Prosecutors at the International Criminal Court in the Hague have charged two Congolese militia leaders with war crimes.
Germain Katanga and Mathieu Ngudjolo Chui are accused of planning and ordering an attack, in which more than 200 villagers were allegedly killed.
Reports say some of the victims were burned to death, and many women were forced to become sex slaves.
This is only the second case to be launched by the court, set up in 2002. The first trial, of another Congolese militia leader, Thomas Lubanga, has been suspended over concerns that evidence was withheld from the defence.
Mr Lubanga, who was on the other side of the Ituri conflict, may be released over concerns that the defence was denied access to some evidence.

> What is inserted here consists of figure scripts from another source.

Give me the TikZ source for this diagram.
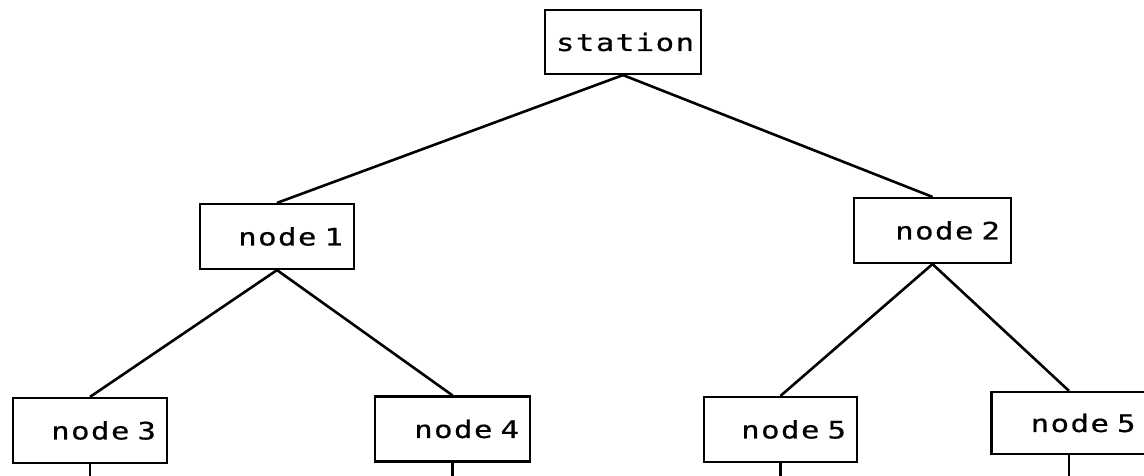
\documentclass[tikz,border=0pt]{standalone}
\usepackage{fontspec}
\newfontfamily\dotfont[FakeStretch=1.28, FakeBold=0.6, LetterSpace=6]{DejaVu Sans Mono}
\newcommand\dotsize{\dotfont\fontsize{24}{28}\selectfont\spaceskip 22pt\relax}

\begin{document}
\begin{tikzpicture}[
        x=1pt, y=-1pt, line width=2.6pt,
        blk/.style={draw, line width=2.2pt, minimum height=65pt,
          text width=#1-22pt, align=right, inner xsep=11pt,
          font=\dotsize},
        blk/.default=155pt]

  \useasboundingbox (0,0) rectangle (1144,476);
  \clip (0,0) rectangle (1144,476);

  % boxes ---------------------------------------------------
  \node[blk=156pt, minimum height=64pt] (station) at (623,42) {station};
  \node[blk=154pt] (n1) at (277,236.5) {node 1};
  \node[blk=157pt] (n2) at (932.5,230.5) {node 2};
  \node[blk=154pt] (n3) at (90,430.5) {node 3};
  \node[blk]       (n4) at (452.5,429) {node 4};
  \node[blk=153pt] (n5) at (780.5,429.5) {node 5};
  \node[blk, minimum height=62pt] (n6) at (1069,423) {node 5};
  \coordinate (base) at (0,480);

  % links ---------------------------------------------------
  \draw (station.south) -- (n1.north);
  \draw (station.south) -- (n2.north);
  \draw (n1.south) -- (n3.north);
  \draw (n1.south) -- (n4.north);
  \draw (n2.south) -- (n5.north);
  \draw (n2.south) -- (n6.north);

  % stubs to the next level ---------------------------------
  \foreach \n in {n3,n4,n5,n6}
    \draw (\n.south) -- (\n.south |- base);

\end{tikzpicture}
\end{document}
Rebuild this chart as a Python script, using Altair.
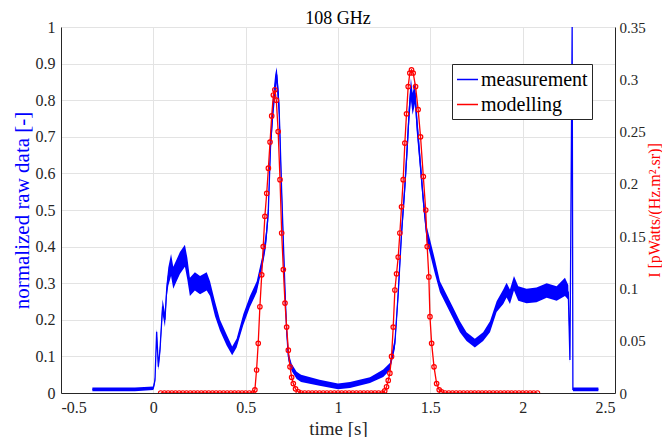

Defence lawyers for Mr Katanga and Mr Ngudjolo have asked judges to suspend the case against them as the prosecution is using the same evidence.
However, the court has decided to go ahead with the hearing, as the proceedings are not as advanced.
A “confirmation of charges” is now set to take place at which evidence will be presented to support the charges, which include war crimes and crimes against humanity. These include murder, sexual slavery, rape, inhumane acts and recruiting child soldiers.
At the end of this process the court will have 60 days in which to decide whether or not to go to trial.
“Over 200 children, women, elderly and civilian men were killed,” in the north-eastern village of Bogoro, said Deputy Prosecutor Fatou Bensouda.
The Ituri conflict, which raged well after a wider peace accord officially ended Congo’s 1998-2003 war, pitted foreign-backed militias from the Hema and Lendu ethnic groups against one another.
Mr Katanga headed the Patriotic Forces of Resistance of Ituri (FRPI), while Mr Ngudjolo led the allied Front of Nationalists and Integrationists (FPI) militia.
The ICC, based in The Hague, was set up in 2002 as the world’s first permanent war crimes court.
It was designed to end the need for various ad hoc war crimes courts – including the chambers created to deal with war crimes committed in the former Yugoslavia and the genocide in Rwanda.